Imposing social stigmas on atheism encourages atheists to remain silent and invisible. That invisibility encourages others to assume that atheists are few in number and that there is something shameful about atheism. And that, of course, reinforces the social stigmas on atheism. It's a vicious cycle which serves no purpose outside of fear-mongering and hate-mongering.
Assert Personal Superiority Through Privilege
The most insidious expression of bigotry is the assertion of religious privilege or Christian privilege. It's insidious because it's not directly about atheists; instead it's about religious believers generally and Christians in particular being treated as if they were special and thus deserve privileges unavailable to anyone else. Sometimes this comes in the form of small benefits and sometimes it comes in the form of outright supremacism.
Either way, though, it's a form of bigotry because it's based on the idea that membership in a particular class (religious, Christian, evangelical) confers a superior social, cultural, and political status over other classes. It's obvious bigotry to say or believe that whites should hold exclusive power or be treated as if their expectations should be catered to. Why isn't it as obviously bigoted to say or believe that Christians should hold exclusive power or be treated as if their expectations should be catered to?

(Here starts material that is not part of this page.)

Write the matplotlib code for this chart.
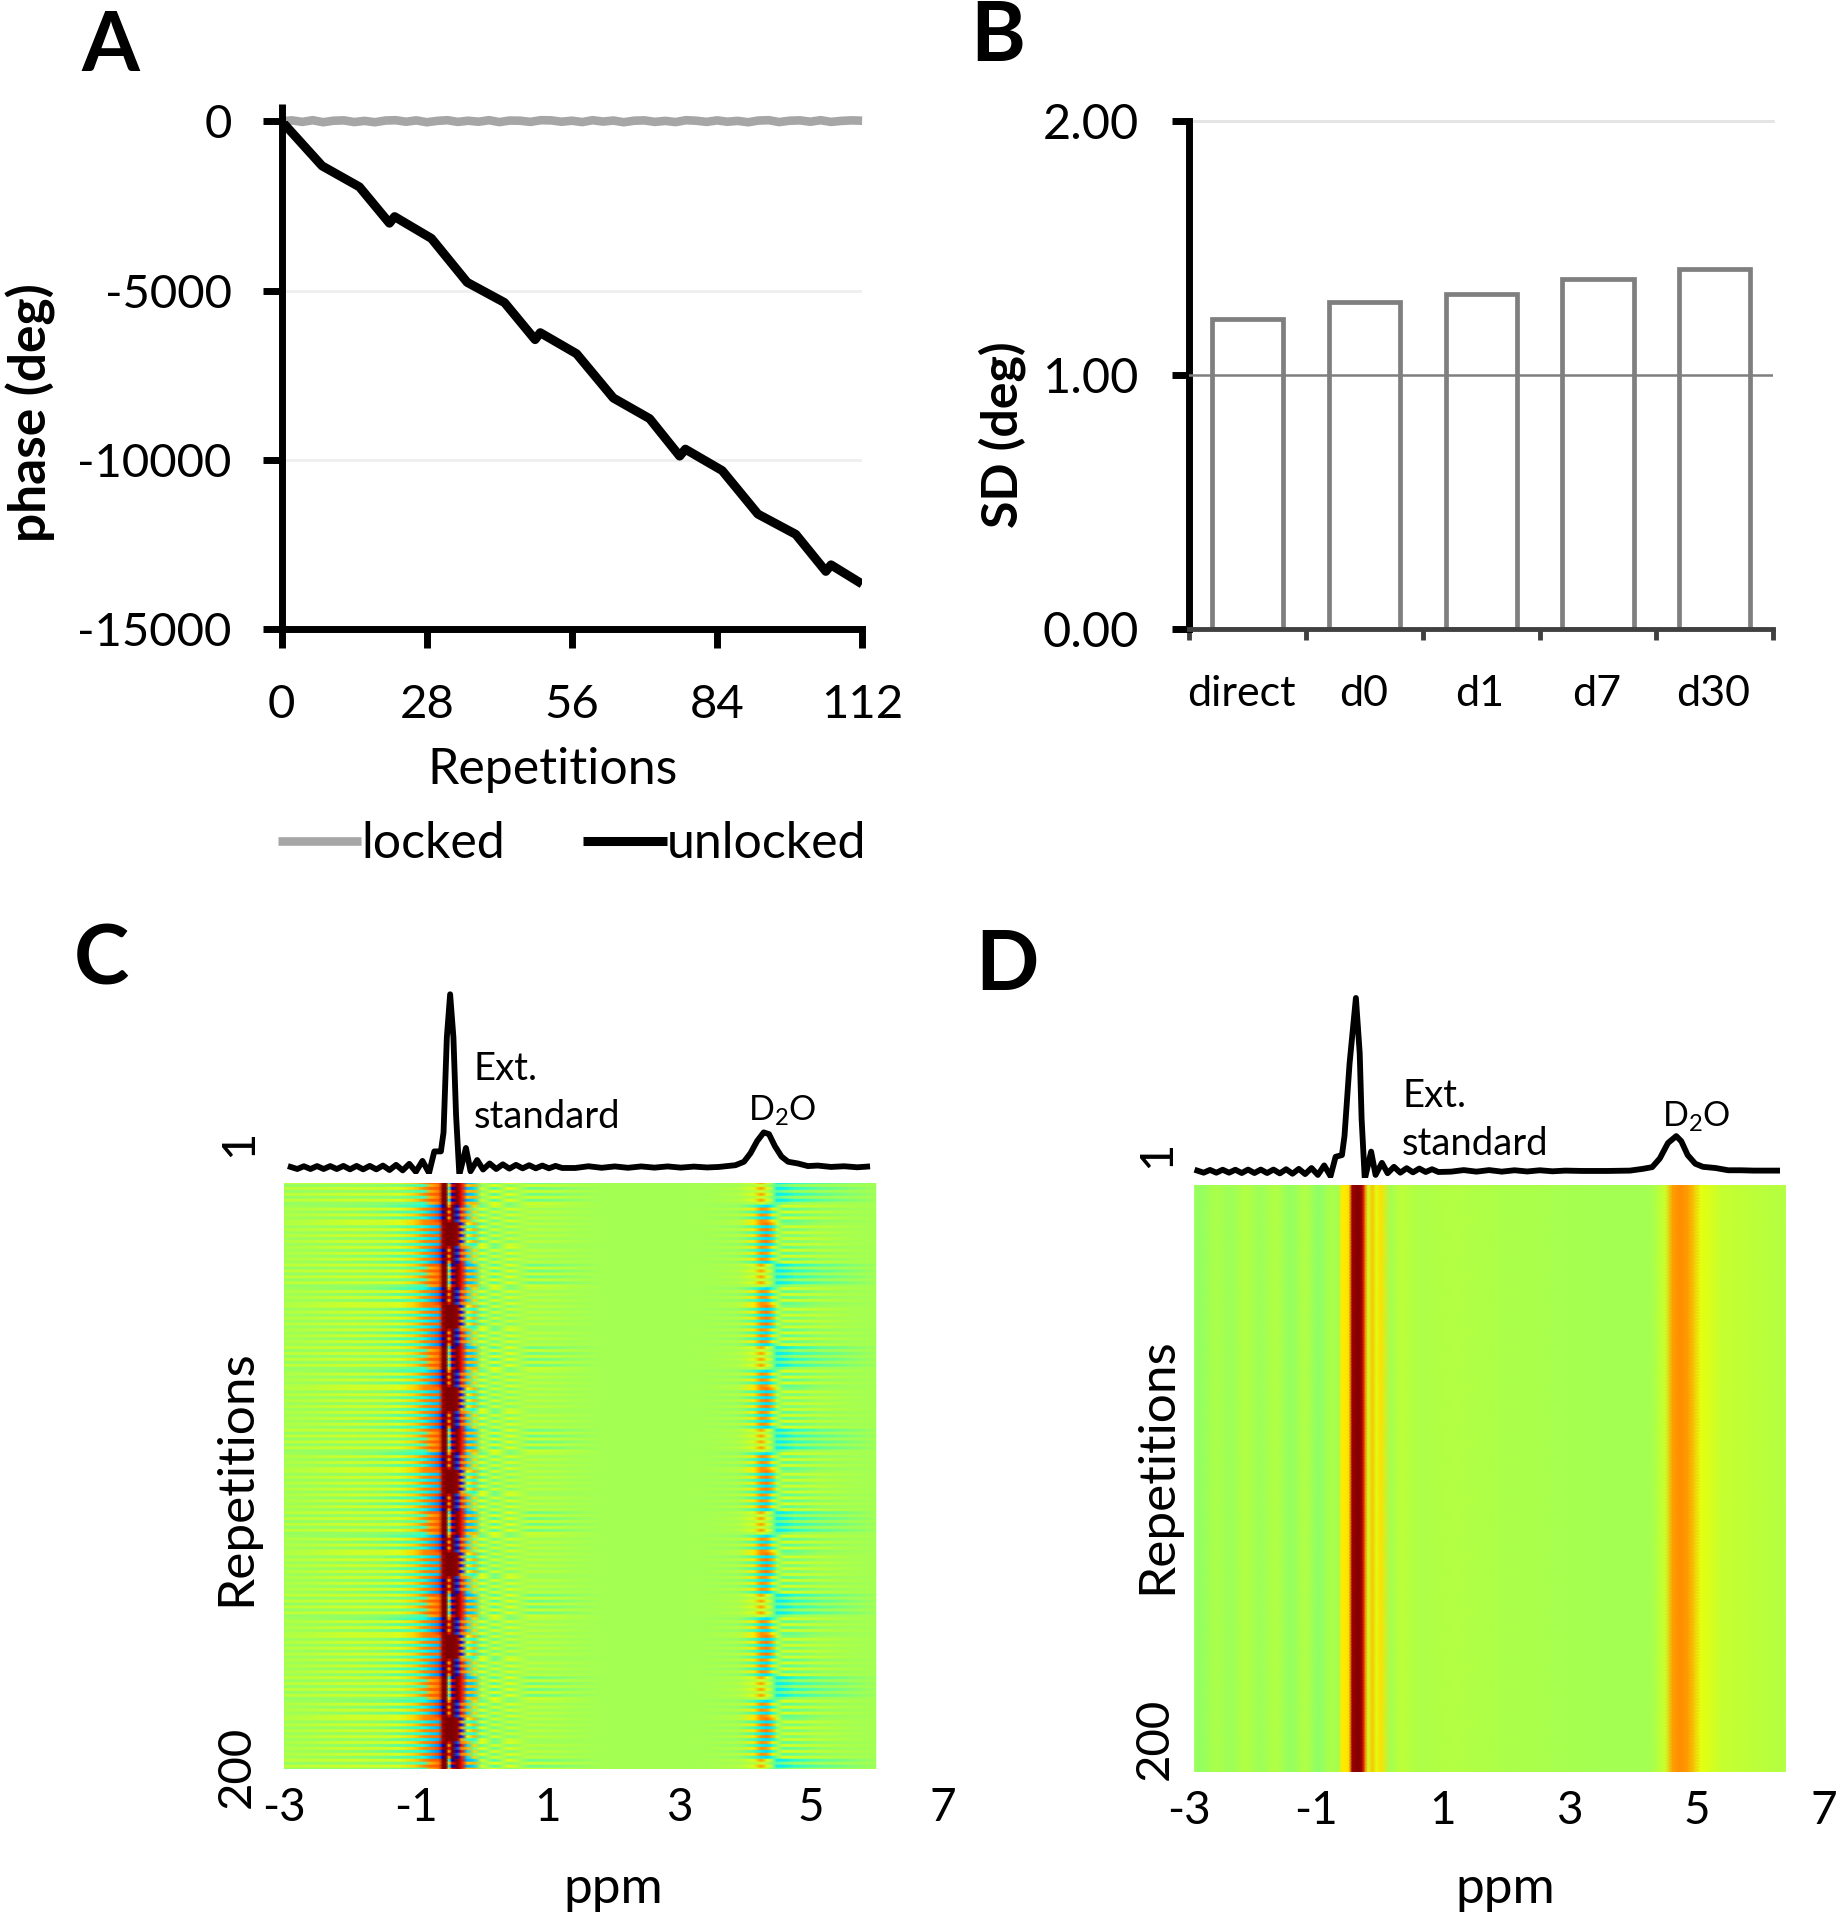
import matplotlib
matplotlib.use("Agg")
import matplotlib.pyplot as plt
import numpy as np

plt.rcParams['font.family'] = ['Lato', 'DejaVu Sans']
plt.rcParams['mathtext.default'] = 'regular'
plt.rcParams['axes.unicode_minus'] = False

# panel A
rep_unlocked = [0, 7.8, 15, 20.8, 21.8, 28.9, 35.8, 43, 48.9, 49.9, 56.9, 64, 71, 76.8, 77.9, 85, 91.9, 99.2, 105, 106, 112]
phase_unlocked = [0, -1318, -1938, -3009, -2817, -3460, -4756, -5353, -6446, -6243, -6863, -8170, -8779, -9884, -9681,
                  -10312, -11597, -12194, -13287, -13096, -13660]
rep_locked = [0, 2, 4, 6, 8, 10, 12, 14, 16, 18, 20, 22, 24, 26, 28, 30, 32, 34, 36, 38, 40, 42, 44, 46, 48, 50, 52, 54, 56,
              58, 60, 62, 64, 66, 68, 70, 72, 74, 76, 78, 80, 82, 84, 86, 88, 90, 92, 94, 96, 98, 100, 102, 104, 106, 108, 110, 112]
phase_locked = [0, 25, -20, 30, -30, 15, 25, -25, 10, -30, 20, 30, -15, 25, -30, 10, 30, -20, 15, -15, 30, -25, 20, 15,
                -20, 30, 25, -15, 15, -25, 30, -10, 20, -30, 15, 25, -20, 10, -25, 30, 15, -20, 25, -15, 10, -30, 20, 30,
                -25, 15, 25, -15, 30, -20, 10, 25, 15]

# panel B
sd_labels = ['direct', 'd0', 'd1', 'd7', 'd30']
sd_label_pos = [0.45, 1.49, 2.49, 3.49, 4.49]
sd_values = [1.22, 1.29, 1.32, 1.38, 1.42]

# panel C spectrum
c_spec_ppm = [-2.90, -2.80, -2.70, -2.60, -2.50, -2.40, -2.30, -2.20, -2.10, -2.00, -1.90, -1.80, -1.70, -1.60, -1.50,
              -1.40, -1.30, -1.20, -1.10, -1.00, -0.90, -0.80, -0.72, -0.62, -0.58, -0.53, -0.48, -0.43, -0.39, -0.34,
              -0.24, -0.17, -0.07, 0.02, 0.12, 0.22, 0.32, 0.42, 0.52, 0.62, 0.72, 0.82, 0.92, 1.02, 1.12, 1.22, 1.42,
              1.62, 1.82, 2.02, 2.22, 2.42, 2.62, 2.82, 3.02, 3.22, 3.42, 3.60, 3.85, 3.98, 4.08, 4.18, 4.28, 4.36,
              4.45, 4.55, 4.65, 4.80, 4.95, 5.10, 5.30, 5.50, 5.70, 5.85]
c_spec_int = [0.0, -0.012, 0.004, -0.012, 0.005, -0.012, 0.005, -0.012, 0.006, -0.014, 0.006, -0.014, 0.006, -0.014, 0.008,
              -0.018, 0.012, -0.020, 0.018, -0.028, 0.035, -0.035, 0.09, 0.09, 0.20, 0.75, 1.0, 0.75, 0.30, -0.045,
              0.11, -0.025, 0.04, -0.015, 0.02, -0.012, 0.015, -0.010, 0.012, -0.008, 0.010, -0.008, 0.008, -0.008, 0.006,
              -0.006, -0.006, 0.004, -0.005, 0.003, -0.005, 0.003, -0.004, 0.003, -0.004, 0.002, -0.003, 0.0, 0.01, 0.03,
              0.08, 0.15, 0.20, 0.19, 0.12, 0.06, 0.03, 0.02, 0.005, 0.008, 0.0, 0.004, -0.002, 0.002]

# panel D spectrum
d_spec_ppm = [-2.87, -2.77, -2.67, -2.57, -2.47, -2.37, -2.27, -2.17, -2.07, -1.97, -1.87, -1.77, -1.67, -1.57, -1.47,
              -1.37, -1.27, -1.17, -1.07, -0.97, -0.87, -0.77, -0.69, -0.59, -0.55, -0.47, -0.37, -0.31, -0.28, -0.23,
              -0.13, -0.06, 0.04, 0.13, 0.23, 0.33, 0.43, 0.53, 0.63, 0.73, 0.83, 0.93, 1.13, 1.33, 1.53, 1.73, 1.93,
              2.13, 2.33, 2.53, 2.73, 2.93, 3.20, 3.60, 3.95, 4.15, 4.30, 4.42, 4.55, 4.68, 4.76, 4.86, 4.98, 5.10, 5.30,
              5.50, 5.70, 5.90, 6.27]
d_spec_int = [0.0, -0.012, 0.004, -0.012, 0.005, -0.012, 0.005, -0.014, 0.006, -0.014, 0.006, -0.014, 0.006, -0.016, 0.008,
              -0.018, 0.010, -0.020, 0.015, -0.025, 0.030, -0.032, 0.08, 0.09, 0.20, 0.62, 1.0, 0.68, 0.30, -0.05,
              0.11, -0.025, 0.045, -0.015, 0.022, -0.012, 0.014, -0.010, 0.012, -0.008, 0.008, -0.008, -0.006, 0.003,
              -0.006, 0.003, -0.006, 0.002, -0.005, 0.002, -0.004, 0.0, -0.002, -0.002, 0.0, 0.01, 0.02, 0.07, 0.16, 0.20,
              0.17, 0.09, 0.04, 0.022, 0.015, 0.002, 0.002, 0.0, 0.0]

# panel C heatmap columns and row kinds
c_ppm = [-3.0, -2.01, -1.56, -1.25, -1.03, -0.88, -0.77, -0.65, -0.59, -0.54, -0.50, -0.45, -0.37, -0.31, -0.22, -0.12,
         0.0, 0.19, 0.41, 0.72, 1.78, 3.30, 3.90, 4.13, 4.24, 4.33, 4.41, 4.48, 4.58, 4.74, 5.12, 5.57, 5.98]
split_a = [.58, .60, .60, .62, .68, .76, .80, .82, 1.0, 1.0, .42, .06, 1.0, .90, .30, .34, .62, .44, .64, .48, .55, .55, .57, .62, .74, .62, .56, .36, .36, .40, .46, .50, .54]
split_b = [.53, .53, .52, .50, .46, .42, .72, .78, 1.0, .98, .60, .90, 1.0, .90, .70, .72, .50, .64, .50, .60, .55, .55, .55, .57, .60, .56, .50, .46, .50, .54, .55, .55, .55]
dot_a = [.55, .52, .50, .46, .42, .38, .32, .26, .06, 1.0, .72, 1.0, .06, .90, .34, .68, .46, .62, .50, .58, .55, .55, .53, .44, .36, .34, .38, .50, .62, .60, .58, .56, .55]
dot_b = [.56, .60, .60, .62, .68, .76, .78, .84, .97, 1.0, .90, 1.0, .20, .78, .72, .48, .64, .48, .62, .54, .55, .55, .57, .66, .76, .74, .66, .58, .46, .48, .52, .54, .55]
thick_a = [.57, .60, .60, .62, .68, .76, .78, .80, .98, 1.0, 1.0, 1.0, .98, .10, .64, .72, .44, .62, .50, .58, .55, .55, .57, .66, .76, .78, .72, .60, .50, .50, .54, .55, .55]
thick_b = [.54, .53, .52, .48, .42, .38, .34, .30, .95, 1.0, 1.0, 1.0, .98, .74, .44, .38, .64, .48, .60, .54, .55, .55, .53, .44, .36, .34, .36, .48, .60, .60, .58, .56, .55]
row_kinds = [split_a, split_b, dot_a, dot_b, thick_a, thick_b]
# one 28 repetition phase cycle, indexes into row_kinds
row_cycle = [0, 1, 0, 1, 0, 1, 0, 1, 2, 3, 2, 3, 2, 3, 4, 5, 4, 5, 4, 5, 4, 5, 3, 2, 3, 2, 3, 2]

# panel D heatmap columns
d_ppm = [-2.91, -2.83, -2.59, -2.35, -2.12, -1.88, -1.64, -1.41, -1.17, -0.97, -0.78, -0.65, -0.59, -0.48, -0.43, -0.33,
         -0.27, -0.22, -0.18, -0.11, -0.05, 0.01, 0.17, 0.33, 0.64, 1.12, 1.91, 3.48, 4.27, 4.51, 4.62, 4.74, 4.87, 5.06,
         5.38, 5.85, 6.40]
d_values = [.54, .53, .56, .54, .57, .54, .57, .53, .57, .52, .56, .55, .66, .67, .97, 1.0, .96, .76, .60, .70, .62, .67,
            .55, .58, .56, .57, .56, .55, .55, .60, .74, .76, .74, .63, .59, .58, .57]

W, H = 1505.0, 1568.0


def box(left, right, top, bottom):
    # positions measured on the 1505x1568 view
    return [left / W, 1 - bottom / H, (right - left) / W, (bottom - top) / H]


def label(x, y, s, **kw):
    fig.text(x / W, 1 - y / H, s, ha='center', va='center', **kw)


fig = plt.figure(figsize=(18.43, 19.2), dpi=100)

# A
ax = fig.add_axes(box(230, 704, 99, 514))
ax.axhline(-5000, color='#EFEFEF', lw=2, zorder=1)
ax.axhline(-10000, color='#EFEFEF', lw=2, zorder=1)
ax.plot(rep_locked, phase_locked, color='#A6A6A6', lw=6.2, label='locked', clip_on=False, zorder=2, solid_capstyle='butt')
ax.plot(rep_unlocked, phase_unlocked, color='black', lw=6.5, label='unlocked', zorder=3, solid_capstyle='butt')
# the y axis line runs a little past zero
ax.plot([0, 0], [0, 500], color='black', lw=5, clip_on=False, solid_capstyle='butt')
ax.set_xlim(0, 112)
ax.set_ylim(-15000, 0)
ax.set_xticks([0, 28, 56, 84, 112])
ax.set_yticks([0, -5000, -10000, -15000])
ax.tick_params(labelsize=34, width=5, length=14)
ax.tick_params(axis='y', pad=22)
ax.tick_params(axis='x', pad=25)
for s in ['top', 'right']:
    ax.spines[s].set_visible(False)
for s in ['left', 'bottom']:
    ax.spines[s].set_linewidth(5)
ax.set_xlabel('Repetitions', fontsize=36)
ax.xaxis.set_label_coords(0.467, -0.232)
ax.legend(loc='center', bbox_to_anchor=(0.5, -0.423), frameon=False, ncol=2, fontsize=36,
          handlelength=1.67, handletextpad=0.0, columnspacing=1.57)
label(25, 337, 'phase (deg)', fontsize=37, fontweight='bold', rotation=90)

# B
ax = fig.add_axes(box(971, 1448, 99, 514))
pos = np.arange(len(sd_values)) + 0.5
ax.bar(pos, sd_values, width=0.61, facecolor='white', edgecolor='#7F7F7F', lw=3.4, zorder=2)
ax.axhline(2, color='#E4E4E4', lw=2, zorder=1, clip_on=False)
ax.axhline(1, color='#7F7F7F', lw=1.8, zorder=3)
ax.set_xlim(0, 5)
ax.set_ylim(0, 2)
ax.set_yticks([0, 1, 2])
ax.set_yticklabels(['0.00', '1.00', '2.00'])
ax.set_xticks(np.arange(6))
ax.set_xticklabels([])
ax.set_xticks(sd_label_pos, sd_labels, minor=True)
ax.tick_params(axis='y', labelsize=35, width=5, length=12, pad=24)
ax.tick_params(axis='x', which='major', width=3.5, length=8, color='#404040')
ax.tick_params(axis='x', which='minor', length=0, labelsize=31, pad=33)
for s in ['top', 'right']:
    ax.spines[s].set_visible(False)
ax.spines['left'].set_linewidth(5)
ax.spines['bottom'].set_linewidth(3.5)
ax.spines['bottom'].set_color('#404040')
label(818, 355, 'SD (deg)', fontsize=36, fontweight='bold', rotation=90)


def heat_axes(left, right, top, bottom, ppm, z):
    a = fig.add_axes(box(left, right, top, bottom))
    # every row held flat for most of its height so the stripes stay distinct
    rows = np.arange(1, z.shape[0] + 1)
    y = np.ravel(np.column_stack([rows - 0.3, rows + 0.3]))
    a.pcolormesh(ppm, y, np.repeat(z, 2, axis=0), shading='gouraud', cmap='jet', vmin=0, vmax=1, rasterized=True)
    a.set_xlim(-3, 7)
    a.set_ylim(200, 1)
    a.set_xticks([-3, -1, 1, 3, 5, 7])
    a.set_yticks([])
    a.tick_params(length=0, labelsize=33, pad=13)
    for s in a.spines.values():
        s.set_visible(False)
    a.patch.set_alpha(0)
    return a


def spec_axes(left, right, base, peak, ppm, intensity):
    a = fig.add_axes(box(left, right, peak - 6, base + 6))
    # keep 6 view pixels of room above and below the line
    span = 6.0 / (base - peak)
    a.plot(ppm, intensity, color='black', lw=4.2, solid_joinstyle='round')
    a.set_xlim(-3, 7)
    a.set_ylim(-span, 1 + span)
    a.axis('off')
    return a


# C
z_c = np.array([row_kinds[k] for k in np.resize(row_cycle, 200)])
heat_axes(232, 770, 966, 1445, c_ppm, z_c)
spec_axes(232, 770, 953, 812, c_spec_ppm, c_spec_int)
label(195, 934, '1', fontsize=34, rotation=90)
label(193, 1443, '200', fontsize=34, rotation=90)
label(193, 1207, 'Repetitions', fontsize=37, rotation=90)
label(501, 1543, 'ppm', fontsize=37)
fig.text(387 / W, 1 - 873 / H, 'Ext.', fontsize=27.5, va='center')
fig.text(387 / W, 1 - 912 / H, 'standard', fontsize=27.5, va='center')
label(639, 907, 'D$_2$O', fontsize=24.5)

# D
z_d = np.tile(d_values, (200, 1))
heat_axes(971, 1489, 968, 1447, d_ppm, z_d)
spec_axes(971, 1489, 956, 815, d_spec_ppm, d_spec_int)
label(945, 943, '1', fontsize=34, rotation=90)
label(943, 1420, '200', fontsize=34, rotation=90)
label(945, 1197, 'Repetitions', fontsize=37, rotation=90)
label(1229, 1543, 'ppm', fontsize=37)
fig.text(1145 / W, 1 - 895 / H, 'Ext.', fontsize=27.5, va='center')
fig.text(1145 / W, 1 - 934 / H, 'standard', fontsize=27.5, va='center')
label(1385, 912, 'D$_2$O', fontsize=24.5)

# panel letters
label(90, 39, 'A', fontsize=60, fontweight='bold')
label(815, 31, 'B', fontsize=60, fontweight='bold')
label(83, 785, 'C', fontsize=60, fontweight='bold')
label(822, 789, 'D', fontsize=60, fontweight='bold')

fig.savefig('out.png', dpi=100)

The most extreme forms of this are known as Dominion Theology and Christian Reconstructionism. Dominionism is the Christian doctrine that Christians have a divine mandate to rule over all humanity, or at least over America. Christian Reconstructionism is a movement dedicated to "reconstructing" American law, government, and culture along Old Testament lines — with particular emphasis on the ancient laws found in the Pentateuch.
Christian Reconstructionists are relatively few in number, but they have had a lot of influence on the Christian Right and many aspects of Dominion Theology have become important for the Christian Right.